He added: “If you look at the industry from where it was, say, 50 years ago, there were far more people in the agricultural industry, and now one man is trying to do what three people were doing. There’s only so much that one person can physically do become before they become tired. […]
“The reality is that farmers have got so much to do – they’re the accountant, the cleaner, the plumber, they’re trying to do everything.”
However, little things can make a difference, and Callum believes time is the biggest safety factor.
“Doing things just a wee bit differently could reduce the risk they face on a day-to-day basis. After I had my accident, I evaluate things a lot differently. I might take an extra five minutes and check things a lot more.”
Focusing on mental wellbeing
With a wife and two young children, one thing that spoke to Callum about the Yellow Wellies campaign was the slogan ‘Who would fill your boots?’
Since his accident and work with the campaign, he’s noticed that many of the local farmers are now wearing helmets – and his local ATV dealer has also reported an increase in helmet sales.

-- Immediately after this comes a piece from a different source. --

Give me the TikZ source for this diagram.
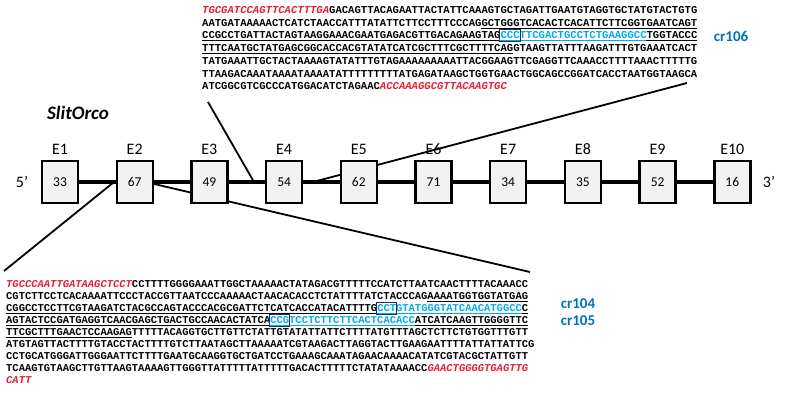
\documentclass[tikz,border=0pt]{standalone}
\usepackage{fontspec}
\setmainfont{Carlito}
\newfontfamily\seqfont{Liberation Mono}
\definecolor{seqred}{RGB}{228,30,52}
\definecolor{seqcyan}{RGB}{0,170,235}
\definecolor{crblue}{RGB}{0,112,192}
\definecolor{boxblue}{RGB}{25,50,95}
\definecolor{boxgray}{RGB}{242,242,242}
\newcommand\R[1]{{\color{seqred}\itshape #1}}
\newcommand\C[1]{{\color{seqcyan}#1}}
\def\cwT{6.349}
\def\cwB{6.289}
\pgfdeclarelayer{bg}
\pgfsetlayers{bg,main}
\tikzset{
  seqT/.style={anchor=base west, inner sep=0pt, font=\seqfont\bfseries\fontsize{10.58}{12}\selectfont},
  seqB/.style={anchor=base west, inner sep=0pt, font=\seqfont\bfseries\fontsize{10.48}{12}\selectfont},
  exon/.style={draw, line width=2.4pt, fill=boxgray, minimum width=36pt, minimum height=42pt, inner sep=0pt, font=\fontsize{13.5}{14}\selectfont},
  elabel/.style={font=\fontsize{16}{18}\selectfont, inner sep=0pt},
  endlabel/.style={font=\fontsize{16}{18}\selectfont, inner sep=0pt},
  genelink/.style={line width=3.8pt},
  zoomline/.style={line width=1.8pt},
  crlab/.style={text=crblue, font=\bfseries\fontsize{15}{16}\selectfont, inner sep=0pt},
  uline/.style={line width=0.8pt},
  ulinec/.style={line width=0.8pt, draw=seqcyan},
  pambox/.style={draw=boxblue, line width=1pt},
}
\begin{document}
\begin{tikzpicture}[x=1pt,y=-1pt]
\useasboundingbox (0,0) rectangle (787,392);

% gene structure
\foreach \n/\lab [count=\i] in {33/E1,67/E2,49/E3,54/E4,62/E5,71/E6,34/E7,35/E8,52/E9,16/E10}{
  \node[exon] (e\i) at ({60+74.7*(\i-1)},182) {\n};
  \node[elabel] (l\i) at ({60+74.7*(\i-1)},149) {\lab};
}
\node[endlabel] (p5) at (22,182) {5’};
\node[endlabel] (p3) at (769,182) {3’};
\node[inner sep=0pt, font=\bfseries\itshape\fontsize{19}{20}\selectfont] (title) at (78,113) {SlitOrco};

% zoom line end points
\coordinate (tA) at (208,102);
\coordinate (tAe) at (254,182);
\coordinate (tB) at (687,83);
\coordinate (tBe) at (313,182);
\coordinate (bA) at (4,271);
\coordinate (bAe) at (114,182);
\coordinate (bB) at (530,272);
\coordinate (bBe) at (150,183);

\begin{pgfonlayer}{bg}
  \draw[zoomline] (tA) -- (tAe);
  \draw[zoomline] (tB) -- (tBe);
  \draw[zoomline] (bA) -- (bAe);
  \draw[zoomline] (bB) -- (bBe);
  \draw[genelink] (e1.center) -- (e10.center);
\end{pgfonlayer}

% top sequence block
\node[seqT] (t1) at (202,13.5) {\R{TGCGATCCAGTTCACTTTGA}GACAGTTACAGAATTACTATTCAAAGTGCTAGATTGAATGTAGGTGCTATGTACTGTG};
\node[seqT] (t2) at (202,26.2) {AATGATAAAAACTCATCTAACCATTTATATTCTTCCTTTCCCAGGCTGGGTCACACTCACATTCTTCGGTGAATCAGT};
\node[seqT] (t3) at (202,38.9) {CCGCCTGATTACTAGTAAGGAAACGAATGAGACGTTGACAGAAGTAG\C{CCCTTCGACTGCCTCTGAAGGCC}TGGTACCC};
\node[seqT] (t4) at (202,51.6) {TTTCAATGCTATGAGCGGCACCACGTATATCATCGCTTTCGCTTTTCAGGTAAGTTATTTAAGATTTGTGAAATCACT};
\node[seqT] (t5) at (202,64.3) {TATGAAATTGCTACTAAAAGTATATTTGTAGAAAAAAAAATTACGGAAGTTCGAGGTTCAAACCTTTTAAACTTTTTG};
\node[seqT] (t6) at (202,77.0) {TTAAGACAAATAAAATAAAATATTTTTTTTTATGAGATAAGCTGGTGAACTGGCAGCCGGATCACCTAATGGTAAGCA};
\node[seqT] (t7) at (202,89.7) {ATCGGCGTCGCCCATGGACATCTAGAAC\R{ACCAAAGGCGTTACAAGTGC}};

\draw[uline] ({202+44*\cwT},28.0) -- ({202+78*\cwT},28.0);
\draw[uline] (202,40.7) -- ({202+47*\cwT},40.7);
\draw[ulinec] ({202+47*\cwT},40.7) -- ({202+70*\cwT},40.7);
\draw[uline] ({202+70*\cwT},40.7) -- ({202+78*\cwT},40.7);
\draw[uline] (202,53.4) -- ({202+49*\cwT},53.4);
\draw[pambox] ({202+47*\cwT-0.8},29.6) rectangle ({202+50*\cwT+0.8},41.5);

\node[crlab] (cr106) at (731,36) {cr106};

% bottom sequence block
\node[seqB] (b1) at (6,287.5) {\R{TGCCCAATTGATAAGCTCCT}CCTTTTGGGGAAATTGGCTAAAAACTATAGACGTTTTTCCATCTTAATCAACTTTTACAAACC};
\node[seqB] (b2) at (6,299.5) {CGTCTTCCTCACAAAATTCCCTACCGTTAATCCCAAAAACTAACACACCTCTATTTTATCTACCCAGAAAATGGTGGTATGAG};
\node[seqB] (b3) at (6,311.5) {CGGCCTCCTTCGTAAGATCTACGCCAGTACCCACGCGATTCTCATCACCATACATTTTG\C{CCTGTATGGGTATCAACATGGCC}C};
\node[seqB] (b4) at (6,323.5) {AGTACTCCGATGAGGTCAACGAGCTGACTGCCAACACTATCA\C{CCGTCCTCTTCTTCACTCACACC}ATCATCAAGTTGGGGTTC};
\node[seqB] (b5) at (6,335.5) {TTCGCTTTGAACTCCAAGAGTTTTTACAGGTGCTTGTTCTATTGTATATTATTCTTTTATGTTTAGCTCTTCTGTGGTTTGTT};
\node[seqB] (b6) at (6,347.5) {ATGTAGTTACTTTTGTACCTACTTTTGTCTTAATAGCTTAAAAATCGTAAGACTTAGGTACTTGAAGAATTTTATTATTATTCG};
\node[seqB] (b7) at (6,359.5) {CCTGCATGGGATTGGGAATTCTTTTGAATGCAAGGTGCTGATCCTGAAAGCAAATAGAACAAAACATATCGTACGCTATTGTT};
\node[seqB] (b8) at (6,371.5) {TCAAGTGTAAGCTTGTTAAGTAAAAGTTGGGTTATTTTTATTTTTGACACTTTTTCTATATAAAACC\R{GAACTGGGGTGAGTTG}};
\node[seqB] (b9) at (6,383.5) {\R{CATT}};

\draw[uline] ({6+67*\cwB},301.3) -- ({6+83*\cwB},301.3);
\draw[uline] (6,313.3) -- ({6+59*\cwB},313.3);
\draw[ulinec] ({6+59*\cwB},313.3) -- ({6+82*\cwB},313.3);
\draw[uline] ({6+82*\cwB},313.3) -- ({6+83*\cwB},313.3);
\draw[uline] (6,325.3) -- ({6+42*\cwB},325.3);
\draw[ulinec] ({6+42*\cwB},325.3) -- ({6+65*\cwB},325.3);
\draw[uline] ({6+65*\cwB},325.3) -- ({6+83*\cwB},325.3);
\draw[uline] (6,337.3) -- ({6+20*\cwB},337.3);
\draw[pambox] ({6+59*\cwB-0.8},302.2) rectangle ({6+62*\cwB+0.8},314.1);
\draw[pambox] ({6+42*\cwB-0.8},314.2) rectangle ({6+45*\cwB+0.8},326.1);

\node[crlab] (cr104) at (578,304) {cr104};
\node[crlab] (cr105) at (578,321) {cr105};
\end{tikzpicture}
\end{document}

This Farm Safety Week, Callum said he also wants people to give more thought to their mental wellbeing.
“If they thought a wee bit more about their mental wellbeing, they would be in a more positive mental mindset to change towards safety and accept looking at things for two or three minutes longer, or take four seconds to put their helmet on.”
He added: “It’s hard to explain to somebody to change that mindset until they’ve had an accident. Until I had my accident, I thought, it’s never gonna happen – just charge on, it will be absolutely fine.
“Once you’ve had an accident, you take a whole different outlook to things, and it’s trying to change that outlook to people before they have an accident.
“That would be a life goal ticked off if I can change the way that people look at things before they have an accident, especially young people.”